Why is Guilt not a real emotion?

Usually it starts with, ‘Oh he loves me so much, how can I leave him’, or one may get to hear something like, ‘I know…’ after each ‘I love you’, or maybe ‘I can’t walk away, because if I do that she will die.’ In all of these statements, the underlying emotion is of ‘guilt’.

Something that you don’t want to do, but you do because you fear that something bad will happen to the other person because of your ‘undoing’. You find yourself constantly living in an assumptive future, because the guilt constantly makes you think of the dreaded reality that may happen if you don’t do what you are ‘supposed’ to do or what you ‘should’ do. In the whole process, all you end up doing is make yourself go through self-pity, self damage and at its peak end up blaming the other person because you kept believing that you ‘did all you did’ for them and them alone.
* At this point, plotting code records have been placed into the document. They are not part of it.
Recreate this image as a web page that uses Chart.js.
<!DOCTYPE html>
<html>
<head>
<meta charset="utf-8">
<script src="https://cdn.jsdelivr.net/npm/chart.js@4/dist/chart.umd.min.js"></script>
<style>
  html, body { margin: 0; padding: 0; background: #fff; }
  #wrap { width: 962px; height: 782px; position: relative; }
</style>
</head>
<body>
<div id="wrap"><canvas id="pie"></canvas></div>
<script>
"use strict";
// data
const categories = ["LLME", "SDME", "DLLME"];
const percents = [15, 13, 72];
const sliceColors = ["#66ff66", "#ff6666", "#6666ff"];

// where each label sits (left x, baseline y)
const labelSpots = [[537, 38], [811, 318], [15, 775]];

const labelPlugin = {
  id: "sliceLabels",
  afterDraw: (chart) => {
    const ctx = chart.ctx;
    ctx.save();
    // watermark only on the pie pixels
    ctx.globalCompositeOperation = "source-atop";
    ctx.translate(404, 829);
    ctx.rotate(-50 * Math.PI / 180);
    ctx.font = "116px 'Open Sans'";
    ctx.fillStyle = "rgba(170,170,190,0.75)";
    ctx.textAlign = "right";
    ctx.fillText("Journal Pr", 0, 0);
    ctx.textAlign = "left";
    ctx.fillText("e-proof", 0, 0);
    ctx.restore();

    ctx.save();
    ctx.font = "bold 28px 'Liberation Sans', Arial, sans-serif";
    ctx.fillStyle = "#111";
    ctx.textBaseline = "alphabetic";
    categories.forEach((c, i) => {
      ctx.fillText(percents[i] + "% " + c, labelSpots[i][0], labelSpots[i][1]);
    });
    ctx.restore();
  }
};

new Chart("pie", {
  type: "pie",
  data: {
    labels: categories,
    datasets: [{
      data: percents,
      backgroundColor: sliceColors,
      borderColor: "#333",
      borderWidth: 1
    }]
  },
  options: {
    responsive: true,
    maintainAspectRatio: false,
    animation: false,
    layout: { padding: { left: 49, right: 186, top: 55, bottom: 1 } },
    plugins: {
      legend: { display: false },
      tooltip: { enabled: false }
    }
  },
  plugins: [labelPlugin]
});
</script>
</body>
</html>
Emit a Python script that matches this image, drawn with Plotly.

Anything that has its premise embedded in fear will find out a way to manifest itself. Most of the time, the space where fear ends up manifesting itself is within the relationship. Just like ego, guilt cannot survive alone. Therefore, for you to feel guilty, you will invariably need another person. Therefore, very much like ego again, guilt is a concept. It isn’t real. Guilt is always a result of something that you fear will happen. So, each time you feel guilty, you also feel fear immediately. If that fear is not addressed, it will, someday or the other come up in the space between you and the other person as an ugly reality. So, instead of working with the guilt, what you need to do is to figure out which fear is actually motivating that guilt. Once we identify that fear, it becomes easy for us to work with it. One cannot work with guilt because it isn’t a real emotion, it’s just a concept. And one can never work with a concept. Because a concept doesn’t resolve itself. What resolves itself is an emotion. Here, the emotion in question is fear and not guilt. Also, this underlying fear, like any other fear that we feel, is only a learned behaviour. And if you have spent a good number of years learning that fear as a programme, you may want to go back in time and see why at all you needed that fear in your system? Where did it come from? How did it help you? What was the pay-off of keeping this fear? And do you need it at all now – in the present time and space? If not, then what might it take for you to drop it like a tea bag?